On Mon, Nov 20, 2023 at 04:44:50PM -0500, Peter Xu wrote:
> On Mon, Nov 20, 2023 at 03:55:54PM -0500, Steven Sistare wrote:
> > If we drop force, then all calls to vm_stop will completely stop the
> > suspended state, eg an hmp "stop" command. This causes two problems.
> > First, that is a change in user-visible behavior for something that
> > currently works,
> 
> IMHO it depends on what should be the correct behavior.  IOW, when VM is in
> SUSPENDED state and then the user sends "stop" QMP command, what should we
> expect?

I would say that from a mgmtm app POV "stop" is initiating a state
transition, from RUN_STATE_RUNNING to RUN_STATE_PAUSED and "cont"
is doing the reverse from PAUSED to RUNNING.

It is a little more complicated than that as there are some other
states like INMIGRATE that are conceptually equiv to RUNNING,
and states where the transition simply doesn't make sense.


So my question is if we're in "SUSPENDED" and someone issues "stop",
what state do we go into, and perhaps more importantly what state
do we go to in a subsequent "cont".

If you say SUSPENDED ---(stop)---> PAUSED ---(cont)---> SUSPENDED
then we create a problem, because the decision for the transition
out of PAUSED needs memory of the previous state.

> My understanding is we should expect to fully stop the VM, including the
> ticks, for example.  Keeping the ticks running even after QMP "stop"
> doesn't sound right, isn't it?

The "stop" QMP command is documented as

    "Stop all guest VCPU execution"

the devil is in the detail though, and we've not documented any detail.

Whether or not timers keep running across stop/cont I think can be
argued to be an impl detail, as long as the headline goal "vcpus
don't execute" is satisfied.

> > vs the migration code where we are fixing brokenness.
> 
> This is not a migration-only bug if above holds, IMO.
> 
> > Second, it does not quite work, because the state becomes
> > RUN_STATE_PAUSED, so the suspended state is forgotten, and the hmp "cont"
> > will try to set the running state.  I could fix that by introducing a new
> > state RUN_STATE_SUSPENDED_STOPPED, but again it is a user-visible change
> > in existing behavior.  (I even implemented that while developing, then I
> > realized it was not needed to fix the migration bugs.)
> 
> Good point.

We have added new guest states periodically.
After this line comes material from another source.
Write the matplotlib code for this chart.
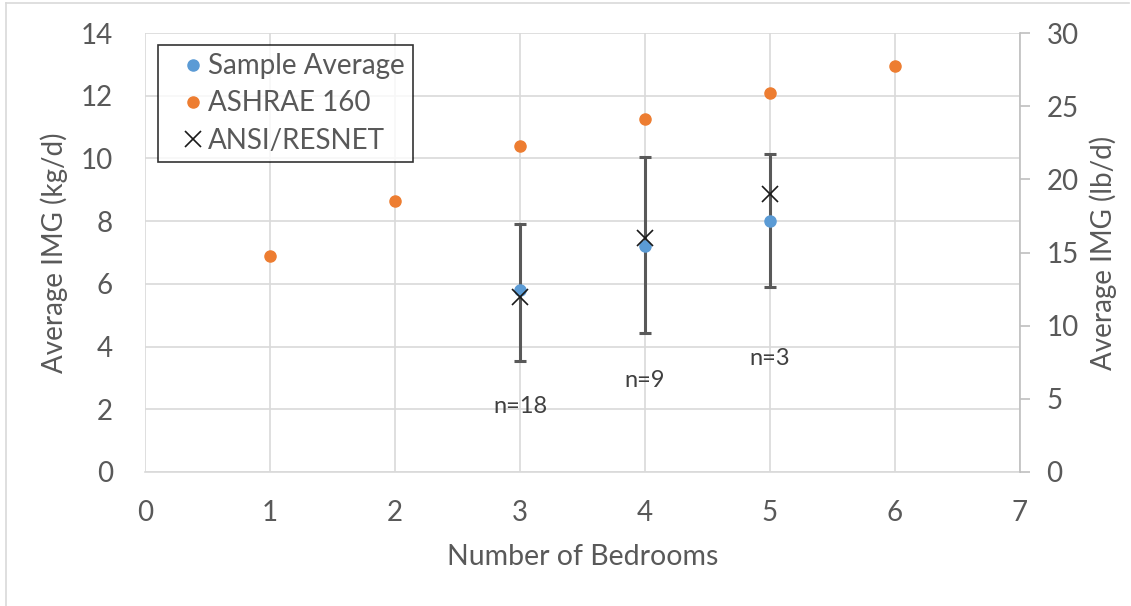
import matplotlib
matplotlib.use("Agg")
from matplotlib import pyplot as plt
from matplotlib.lines import Line2D

plt.rcParams["font.family"] = ["Lato", "DejaVu Sans"]

# data
sample_bedrooms = [3, 4, 5]
sample_avg = [5.79, 7.22, 8.0]
sample_low = [3.53, 4.43, 5.91]
sample_high = [7.9, 10.03, 10.13]

ashrae_bedrooms = [1, 2, 3, 4, 5, 6]
ashrae_160 = [6.9, 8.65, 10.4, 11.25, 12.1, 12.95]

resnet_bedrooms = [3, 4, 5]
ansi_resnet = [5.58, 7.47, 8.88]

n_labels = ["n=18", "n=9", "n=3"]
n_label_y = [2.08, 2.93, 3.63]

grey_text = "#595959"
grid_col = "#d9d9d9"
W, H = 1131, 606

fig = plt.figure(figsize=(W / 100, H / 100), dpi=100)
ax = fig.add_axes([145 / W, 1 - 472 / H, 875 / W, 439 / H])

# outer chart border (only left and top edges show)
fig.lines.append(Line2D([5.5 / W, 5.5 / W], [0, 1 - 2.5 / H], transform=fig.transFigure,
                        color="#d9d9d9", linewidth=1.2))
fig.lines.append(Line2D([5.5 / W, 1129 / W], [1 - 2.5 / H, 1 - 2.5 / H],
                        transform=fig.transFigure, color="#d9d9d9", linewidth=1.2))

lower = [m - lo for m, lo in zip(sample_avg, sample_low)]
upper = [hi - m for m, hi in zip(sample_avg, sample_high)]
ax.errorbar(sample_bedrooms, sample_avg, yerr=[lower, upper], fmt="none",
            ecolor="#595959", elinewidth=2.2, capsize=4, capthick=2.2, zorder=3)
ax.plot(sample_bedrooms, sample_avg, "o", color="#5B9BD5", markersize=8,
        linestyle="none", label="Sample Average", zorder=4)
ax.plot(ashrae_bedrooms, ashrae_160, "o", color="#ED7D31", markersize=8,
        linestyle="none", label="ASHRAE 160", zorder=4)
ax.plot(resnet_bedrooms, ansi_resnet, "x", color="#1a1a1a", markersize=11,
        markeredgewidth=1.2, linestyle="none", label="ANSI/RESNET", zorder=5)

for xb, yb, lab in zip(sample_bedrooms, n_label_y, n_labels):
    ax.text(xb, yb, lab, ha="center", va="center", fontsize=17, color="#404040")

ax.set_xlim(0, 7)
ax.set_ylim(0, 14)
ax.set_xticks(range(0, 8))
ax.set_yticks(range(0, 15, 2))
ax.grid(True, color=grid_col, linewidth=1.2)
ax.set_axisbelow(True)
for side in ["top", "right", "left"]:
    ax.spines[side].set_visible(False)
ax.spines["bottom"].set_color(grid_col)
ax.spines["bottom"].set_linewidth(1.2)
ax.tick_params(axis="both", length=0, labelsize=20, labelcolor=grey_text)
ax.tick_params(axis="y", pad=23)
ax.tick_params(axis="x", pad=20)
ax.set_xlabel("Number of Bedrooms", fontsize=20.5, color=grey_text, labelpad=13)
ax.set_ylabel("Average IMG (kg/d)", fontsize=20, color=grey_text, labelpad=9)

ax2 = ax.twinx()
ax2.set_ylim(0, 30)
ax2.set_yticks(range(0, 31, 5))
for side in ["top", "left", "bottom"]:
    ax2.spines[side].set_visible(False)
ax2.spines["right"].set_color("#bfbfbf")
ax2.spines["right"].set_linewidth(1.2)
ax2.tick_params(axis="y", length=7, width=1.2, color="#bfbfbf", labelsize=20,
                labelcolor=grey_text, pad=12)
ax2.set_ylabel("Average IMG (lb/d)", fontsize=20, color=grey_text, labelpad=8)

leg = ax.legend(loc="upper left", bbox_to_anchor=(13 / 875, 1 - 12 / 439),
                fontsize=20, frameon=True, fancybox=False, handletextpad=-0.4,
                handlelength=1.9, borderpad=0.3, labelspacing=0.4,
                borderaxespad=0)
leg.get_frame().set_edgecolor("black")
leg.get_frame().set_linewidth(1.2)
for t in leg.get_texts():
    t.set_color(grey_text)

fig.savefig("out.png", dpi=100)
It is a user visible
change, but you could argue that it is implementing a new feature
ie the ability to "stop" a "suspended" guest, and so is justified.

S3 is so little used in virt, so I'm not surprised we're finding
long standing edge cases that have never been thought about before.

> Now with above comments, what's your thoughts on whether we should change
> the user behavior?  My answer is still a yes.
> 
> Maybe SUSPENDED should not be a RunState at all? SUSPENDED is guest visible
> behavior, while something like QMP "stop" is not guest visible.  Maybe we
> should remember it separately?

Yes, every time I look at this area I come away thinking that
the RunState enum is a mess, overloading too many different
concepts onto the same single field.

Specifically "SUSPENDED" vs "RUNNING" is a reflection of guest
state (ie whether or not the VM is in S3), but pretty much all
the others are a reflection of QEMU host state. I kind of feel
that SUSPENDED (S3) probably shouldn't have been a RunState at
all. I'd probably put guest-panicked into a separate thing too.

But we're stuck with what we have.

> It means qemu_system_suspend() could remember that in a separate field (as
> part of guest state), then when wakeup we should conditionally go back
> with/without vcpus running depending on the new "suspended" state.